• Goal of the exercise
Retype all of the listing exactly, passing over any picture you find.
**** Collected data ****
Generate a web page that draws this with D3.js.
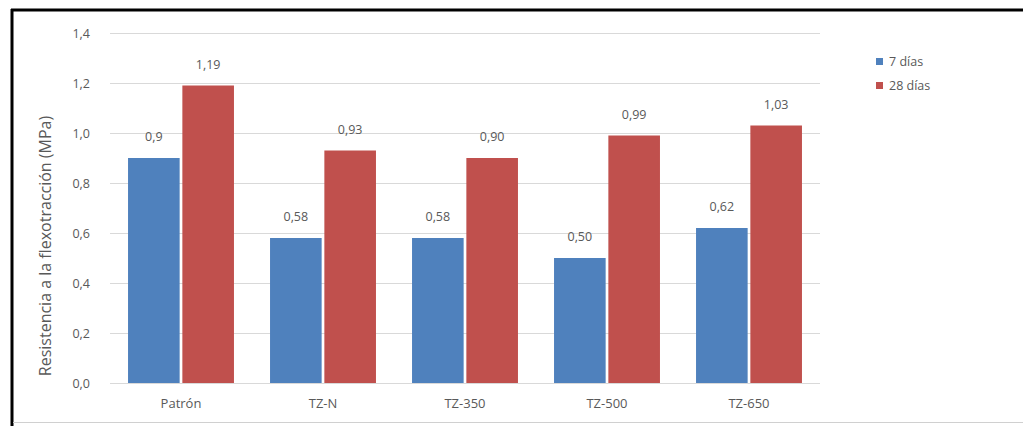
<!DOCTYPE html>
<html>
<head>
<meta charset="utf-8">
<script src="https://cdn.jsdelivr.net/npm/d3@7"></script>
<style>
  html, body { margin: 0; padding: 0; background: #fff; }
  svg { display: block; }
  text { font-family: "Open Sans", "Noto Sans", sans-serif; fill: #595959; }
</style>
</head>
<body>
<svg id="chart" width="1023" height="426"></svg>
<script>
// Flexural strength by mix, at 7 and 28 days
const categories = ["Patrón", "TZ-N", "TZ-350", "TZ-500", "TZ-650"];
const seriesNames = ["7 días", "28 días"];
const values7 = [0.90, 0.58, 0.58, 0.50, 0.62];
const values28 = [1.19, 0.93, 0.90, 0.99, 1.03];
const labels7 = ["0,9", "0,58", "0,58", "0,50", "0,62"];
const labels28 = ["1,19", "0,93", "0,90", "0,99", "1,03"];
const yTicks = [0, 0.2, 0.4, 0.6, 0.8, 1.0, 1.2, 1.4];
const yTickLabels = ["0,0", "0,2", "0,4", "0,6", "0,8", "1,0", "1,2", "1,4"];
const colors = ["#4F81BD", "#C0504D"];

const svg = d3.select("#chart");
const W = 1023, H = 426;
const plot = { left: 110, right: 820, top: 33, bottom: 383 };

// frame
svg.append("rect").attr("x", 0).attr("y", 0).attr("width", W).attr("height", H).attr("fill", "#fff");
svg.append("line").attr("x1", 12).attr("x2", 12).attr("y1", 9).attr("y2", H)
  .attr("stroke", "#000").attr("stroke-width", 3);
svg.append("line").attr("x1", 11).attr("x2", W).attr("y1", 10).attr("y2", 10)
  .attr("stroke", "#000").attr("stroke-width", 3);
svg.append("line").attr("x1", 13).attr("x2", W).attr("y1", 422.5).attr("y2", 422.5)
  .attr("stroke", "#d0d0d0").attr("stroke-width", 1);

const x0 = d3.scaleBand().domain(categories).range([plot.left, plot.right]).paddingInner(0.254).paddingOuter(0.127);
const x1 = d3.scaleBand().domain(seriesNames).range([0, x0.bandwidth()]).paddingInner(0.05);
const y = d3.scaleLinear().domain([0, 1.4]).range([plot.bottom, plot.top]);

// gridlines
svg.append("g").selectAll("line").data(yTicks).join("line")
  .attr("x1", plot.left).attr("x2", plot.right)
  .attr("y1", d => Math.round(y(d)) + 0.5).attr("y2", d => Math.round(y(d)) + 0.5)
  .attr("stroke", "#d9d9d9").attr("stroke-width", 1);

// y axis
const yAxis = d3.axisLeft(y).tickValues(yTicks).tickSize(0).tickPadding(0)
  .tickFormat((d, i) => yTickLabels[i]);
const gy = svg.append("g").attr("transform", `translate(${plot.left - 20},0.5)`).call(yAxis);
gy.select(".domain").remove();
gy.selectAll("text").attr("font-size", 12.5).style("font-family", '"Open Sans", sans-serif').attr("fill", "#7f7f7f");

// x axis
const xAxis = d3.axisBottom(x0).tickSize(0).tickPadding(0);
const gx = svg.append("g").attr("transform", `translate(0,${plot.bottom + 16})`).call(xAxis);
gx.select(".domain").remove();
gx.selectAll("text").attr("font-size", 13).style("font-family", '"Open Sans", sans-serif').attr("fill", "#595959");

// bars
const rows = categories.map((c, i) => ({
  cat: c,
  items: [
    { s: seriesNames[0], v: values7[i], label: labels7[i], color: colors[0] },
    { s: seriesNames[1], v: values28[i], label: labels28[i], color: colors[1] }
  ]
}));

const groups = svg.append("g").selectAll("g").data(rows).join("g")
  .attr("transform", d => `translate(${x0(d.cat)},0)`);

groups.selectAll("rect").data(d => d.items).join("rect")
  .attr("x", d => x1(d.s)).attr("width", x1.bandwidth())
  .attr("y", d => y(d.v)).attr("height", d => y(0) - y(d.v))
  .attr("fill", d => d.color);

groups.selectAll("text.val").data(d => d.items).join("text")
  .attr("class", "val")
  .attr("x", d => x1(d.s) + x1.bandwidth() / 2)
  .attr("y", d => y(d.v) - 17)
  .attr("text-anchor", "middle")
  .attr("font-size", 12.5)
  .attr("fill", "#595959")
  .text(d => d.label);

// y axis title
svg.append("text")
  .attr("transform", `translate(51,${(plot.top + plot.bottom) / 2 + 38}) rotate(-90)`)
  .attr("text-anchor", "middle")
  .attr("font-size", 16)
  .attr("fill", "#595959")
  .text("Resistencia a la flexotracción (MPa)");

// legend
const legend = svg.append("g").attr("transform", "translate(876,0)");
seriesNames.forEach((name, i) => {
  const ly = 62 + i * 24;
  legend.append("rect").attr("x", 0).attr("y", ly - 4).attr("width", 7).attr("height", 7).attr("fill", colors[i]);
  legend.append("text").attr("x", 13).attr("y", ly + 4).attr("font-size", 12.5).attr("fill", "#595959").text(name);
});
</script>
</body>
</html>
****
• Solution for this task
Generate a web page that draws this with D3.js.
<!DOCTYPE html>
<html>
<head>
<meta charset="utf-8">
<script src="https://cdn.jsdelivr.net/npm/d3@7"></script>
<style>
  html, body { margin: 0; padding: 0; background: #fff; }
  svg { display: block; }
  text { font-family: "Open Sans", "Noto Sans", sans-serif; fill: #595959; }
</style>
</head>
<body>
<svg id="chart" width="1023" height="426"></svg>
<script>
// Flexural strength by mix, at 7 and 28 days
const categories = ["Patrón", "TZ-N", "TZ-350", "TZ-500", "TZ-650"];
const seriesNames = ["7 días", "28 días"];
const values7 = [0.90, 0.58, 0.58, 0.50, 0.62];
const values28 = [1.19, 0.93, 0.90, 0.99, 1.03];
const labels7 = ["0,9", "0,58", "0,58", "0,50", "0,62"];
const labels28 = ["1,19", "0,93", "0,90", "0,99", "1,03"];
const yTicks = [0, 0.2, 0.4, 0.6, 0.8, 1.0, 1.2, 1.4];
const yTickLabels = ["0,0", "0,2", "0,4", "0,6", "0,8", "1,0", "1,2", "1,4"];
const colors = ["#4F81BD", "#C0504D"];

const svg = d3.select("#chart");
const W = 1023, H = 426;
const plot = { left: 110, right: 820, top: 33, bottom: 383 };

// frame
svg.append("rect").attr("x", 0).attr("y", 0).attr("width", W).attr("height", H).attr("fill", "#fff");
svg.append("line").attr("x1", 12).attr("x2", 12).attr("y1", 9).attr("y2", H)
  .attr("stroke", "#000").attr("stroke-width", 3);
svg.append("line").attr("x1", 11).attr("x2", W).attr("y1", 10).attr("y2", 10)
  .attr("stroke", "#000").attr("stroke-width", 3);
svg.append("line").attr("x1", 13).attr("x2", W).attr("y1", 422.5).attr("y2", 422.5)
  .attr("stroke", "#d0d0d0").attr("stroke-width", 1);

const x0 = d3.scaleBand().domain(categories).range([plot.left, plot.right]).paddingInner(0.254).paddingOuter(0.127);
const x1 = d3.scaleBand().domain(seriesNames).range([0, x0.bandwidth()]).paddingInner(0.05);
const y = d3.scaleLinear().domain([0, 1.4]).range([plot.bottom, plot.top]);

// gridlines
svg.append("g").selectAll("line").data(yTicks).join("line")
  .attr("x1", plot.left).attr("x2", plot.right)
  .attr("y1", d => Math.round(y(d)) + 0.5).attr("y2", d => Math.round(y(d)) + 0.5)
  .attr("stroke", "#d9d9d9").attr("stroke-width", 1);

// y axis
const yAxis = d3.axisLeft(y).tickValues(yTicks).tickSize(0).tickPadding(0)
  .tickFormat((d, i) => yTickLabels[i]);
const gy = svg.append("g").attr("transform", `translate(${plot.left - 20},0.5)`).call(yAxis);
gy.select(".domain").remove();
gy.selectAll("text").attr("font-size", 12.5).style("font-family", '"Open Sans", sans-serif').attr("fill", "#7f7f7f");

// x axis
const xAxis = d3.axisBottom(x0).tickSize(0).tickPadding(0);
const gx = svg.append("g").attr("transform", `translate(0,${plot.bottom + 16})`).call(xAxis);
gx.select(".domain").remove();
gx.selectAll("text").attr("font-size", 13).style("font-family", '"Open Sans", sans-serif').attr("fill", "#595959");

// bars
const rows = categories.map((c, i) => ({
  cat: c,
  items: [
    { s: seriesNames[0], v: values7[i], label: labels7[i], color: colors[0] },
    { s: seriesNames[1], v: values28[i], label: labels28[i], color: colors[1] }
  ]
}));

const groups = svg.append("g").selectAll("g").data(rows).join("g")
  .attr("transform", d => `translate(${x0(d.cat)},0)`);

groups.selectAll("rect").data(d => d.items).join("rect")
  .attr("x", d => x1(d.s)).attr("width", x1.bandwidth())
  .attr("y", d => y(d.v)).attr("height", d => y(0) - y(d.v))
  .attr("fill", d => d.color);

groups.selectAll("text.val").data(d => d.items).join("text")
  .attr("class", "val")
  .attr("x", d => x1(d.s) + x1.bandwidth() / 2)
  .attr("y", d => y(d.v) - 17)
  .attr("text-anchor", "middle")
  .attr("font-size", 12.5)
  .attr("fill", "#595959")
  .text(d => d.label);

// y axis title
svg.append("text")
  .attr("transform", `translate(51,${(plot.top + plot.bottom) / 2 + 38}) rotate(-90)`)
  .attr("text-anchor", "middle")
  .attr("font-size", 16)
  .attr("fill", "#595959")
  .text("Resistencia a la flexotracción (MPa)");

// legend
const legend = svg.append("g").attr("transform", "translate(876,0)");
seriesNames.forEach((name, i) => {
  const ly = 62 + i * 24;
  legend.append("rect").attr("x", 0).attr("y", ly - 4).attr("width", 7).attr("height", 7).attr("fill", colors[i]);
  legend.append("text").attr("x", 13).attr("y", ly + 4).attr("font-size", 12.5).attr("fill", "#595959").text(name);
});
</script>
</body>
</html>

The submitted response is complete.